Curation over Selection:

  • Hand-pick best options rather than showing everything

  • Remove poor-performing or redundant choices

  • Focus on quality over quantity

Example: Trader Joe's carries 4,000 SKUs vs 50,000 at typical supermarkets

Improve Choice Architecture

Progressive Disclosure:

  • Start with simple choices

  • Reveal complexity only when needed

  • Guide users through decision process

Smart Defaults:

  • Pre-select sensible options

  • Allow customization for power users

  • Reduce decision burden for majority

Categorization and Filtering:

  • Group similar options together

  • Provide filters to narrow choices

  • Show most relevant options first

Decision Support Tools

Recommendation Engines:

  • "Customers who bought X also bought Y"

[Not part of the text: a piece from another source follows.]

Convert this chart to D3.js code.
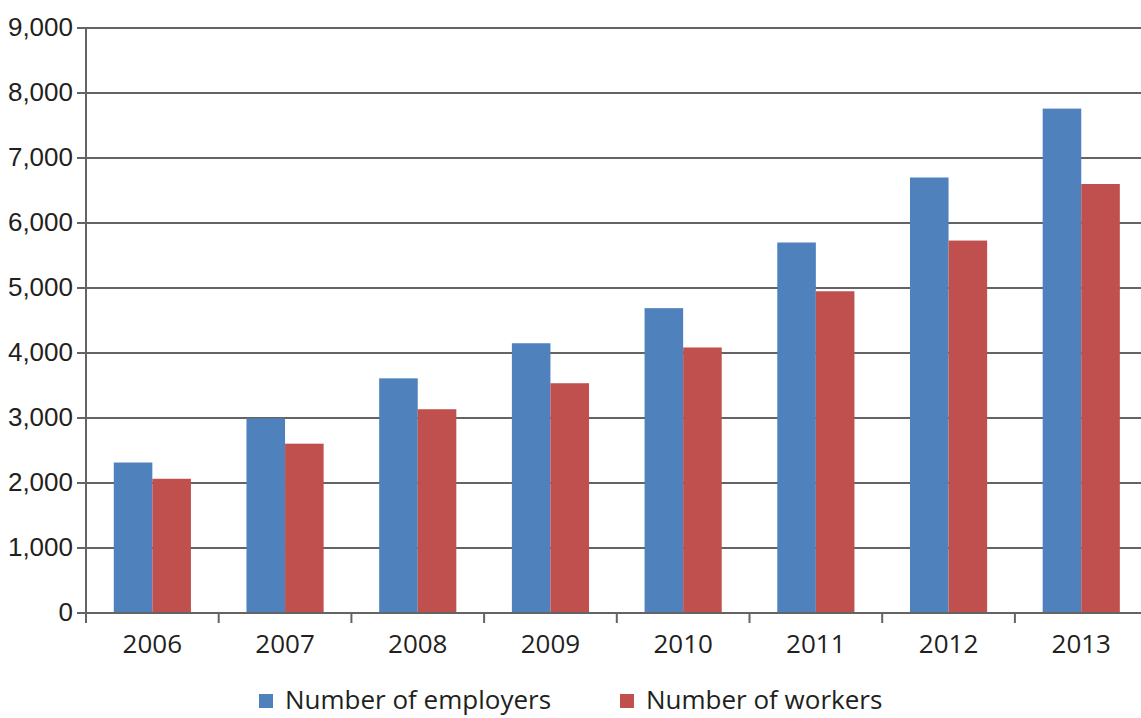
<!DOCTYPE html>
<html>
<head>
<meta charset="utf-8">
<script src="https://cdn.jsdelivr.net/npm/d3@7"></script>
<style>
  body { margin: 0; background: #fff; }
  svg { display: block; font-family: "Open Sans", "Noto Sans", sans-serif; }
  .grid line { stroke: #646464; stroke-width: 2; }
  .axis path, .axis line { stroke: #646464; stroke-width: 2; }
  .axis text { fill: #231f20; font-size: 26px; }
  .legend text { fill: #231f20; font-size: 26px; }
</style>
</head>
<body>
<svg width="1141" height="718"></svg>
<script>
const years = ["2006", "2007", "2008", "2009", "2010", "2011", "2012", "2013"];
const employers = [2315, 2995, 3610, 4150, 4690, 5700, 6700, 7760];
const workers = [2065, 2605, 3135, 3535, 4085, 4950, 5730, 6600];
const seriesNames = ["Number of employers", "Number of workers"];
const colors = ["#4f81bd", "#c0504d"];
const yTicks = [0, 1000, 2000, 3000, 4000, 5000, 6000, 7000, 8000, 9000];

const svg = d3.select("svg");
const margin = { top: 28, right: 0, bottom: 105, left: 86 };
const band = 132.7;
const height = 718 - margin.top - margin.bottom;

const g = svg.append("g")
  .attr("transform", `translate(${margin.left},${margin.top})`);

const x0 = d3.scaleBand().domain(years).range([0, band * years.length]).padding(0);
const x1 = d3.scaleBand().domain(seriesNames).range([0, band]).paddingInner(0).paddingOuter(0.72);
const y = d3.scaleLinear().domain([0, 9000]).range([height, 0]);

// gridlines
g.append("g").attr("class", "grid")
  .selectAll("line").data(yTicks).join("line")
  .attr("x1", -9).attr("x2", 1141 - margin.left)
  .attr("y1", (d) => y(d)).attr("y2", (d) => y(d));

// bars
const data = years.map((yr, i) => ({ year: yr, values: [employers[i], workers[i]] }));
g.append("g").selectAll("g").data(data).join("g")
  .attr("transform", (d) => `translate(${x0(d.year)},0)`)
  .selectAll("rect").data((d) => d.values.map((v, j) => ({ key: seriesNames[j], v, j })))
  .join("rect")
  .attr("x", (d) => x1(d.key))
  .attr("width", x1.bandwidth())
  .attr("y", (d) => y(d.v))
  .attr("height", (d) => height - y(d.v))
  .attr("fill", (d) => colors[d.j]);

// y axis
const yAxis = g.append("g").attr("class", "axis")
  .call(d3.axisLeft(y).tickValues(yTicks).tickSize(0).tickPadding(13).tickFormat(d3.format(",")));
yAxis.select(".domain").attr("d", `M0,0V${height + 10}`);
yAxis.selectAll("text").attr("dy", "0.3em");

// x axis
const xTickPos = d3.range(years.length).map((i) => i * band);
const xAxis = g.append("g").attr("class", "axis")
  .attr("transform", `translate(0,${height})`);
xAxis.append("line").attr("x1", -9).attr("x2", 1141 - margin.left).attr("y1", 0).attr("y2", 0);
xAxis.selectAll(".tk").data(xTickPos).join("line").attr("class", "tk")
  .attr("x1", (d) => d).attr("x2", (d) => d).attr("y1", 0).attr("y2", 10);
xAxis.selectAll("text").data(years).join("text")
  .attr("x", (d) => x0(d) + band / 2)
  .attr("y", 40)
  .attr("text-anchor", "middle")
  .text((d) => d);

// legend
const legendX = [259, 620];
const legend = svg.append("g").attr("class", "legend");
const li = legend.selectAll("g").data(seriesNames).join("g")
  .attr("transform", (d, i) => `translate(${legendX[i]},694)`);
li.append("rect").attr("width", 14).attr("height", 14).attr("fill", (d, i) => colors[i]);
li.append("text").attr("x", 26).attr("y", 15).text((d) => d);
</script>
</body>
</html>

  • AI-powered personalization

  • Expert curation and reviews

Comparison Tools:

  • Side-by-side feature comparisons

  • Highlight key differences

  • Scoring and ranking systems

Decision Wizards:

  • Step-by-step guided selection

  • Ask questions to narrow options

  • Provide personalized recommendations

Measurement and Testing

Key Metrics

Conversion Metrics:

  • Choice completion rates

  • Time to decision

  • Cart abandonment rates

Satisfaction Metrics:

  • Post-purchase satisfaction scores

  • Return and exchange rates

  • Customer support contacts about choices

Engagement Metrics:

  • Option exploration patterns

  • Use of filtering/sorting tools

  • Repeat purchase behavior

A/B Testing Approaches

Option Set Size Testing:

  • Test different numbers of choices

  • Measure completion rates and satisfaction

  • Find optimal range for your context

Presentation Format Testing:

  • Grid vs list vs carousel layouts

  • With vs without recommendations

  • Different categorization schemes

Common Mistakes

More Is Better Fallacy

Assumption: Customers always want more options

Reality: Customers want the right option easily found

Solution: Focus on curation and relevance

Feature Creep

Problem: Adding options to satisfy every possible need

Result: Core experience becomes cluttered Solution: Separate advanced features from core experience

Analysis Paralysis in Design

Problem: Teams can't decide which options to offer

Result: Offer everything and let customers decide Solution: Use data and user research to guide curation

Cultural and Individual Differences

Maximizers vs Satisficers

Maximizers: Want the absolute best option

  • More affected by choice overload

  • Higher regret and lower satisfaction

  • Benefit from fewer, curated choices

Satisficers: Want "good enough" option

  • Less affected by choice overload

  • Make decisions faster

  • Can handle more choices

Cultural Variations

Individualistic Cultures: May prefer more choices

Collectivistic Cultures: May prefer recommended/popular options High-Context Cultures: May rely more on social proof and expert guidance

Decision Fatigue

Mental exhaustion from making too many decisions

Analysis Paralysis

Overthinking decisions to the point of inaction

Satisficing vs Maximizing

Different decision-making strategies with varying choice tolerance

Hick's Law

Time to make decisions increases logarithmically with number of options

Implementation Guidelines

For Product Managers

  1. Research optimal choice sets for your specific context and users

  2. Test different option counts through A/B testing

  3. Provide decision support tools for complex choices

  4. Monitor satisfaction metrics not just conversion rates

For UX Designers

  1. Use progressive disclosure to manage complexity

  2. Design clear information hierarchy to guide attention

  3. Implement smart defaults to reduce decision burden

  4. Create escape hatches for power users who want more options

For Business Leaders

  1. Resist the urge to add options without removing others

  2. Invest in curation and recommendation systems

  3. Train teams on choice architecture principles

  4. Measure customer satisfaction alongside choice metrics

Key Insight

The Paradox of Choice reminds us that customer experience isn't about providing maximum options—it's about providing the right options in the right way. The goal isn't to eliminate choice but to design choice experiences that feel empowering rather than overwhelming. Success comes from understanding your users' decision-making context and providing just enough choice to meet their needs without creating unnecessary cognitive burden.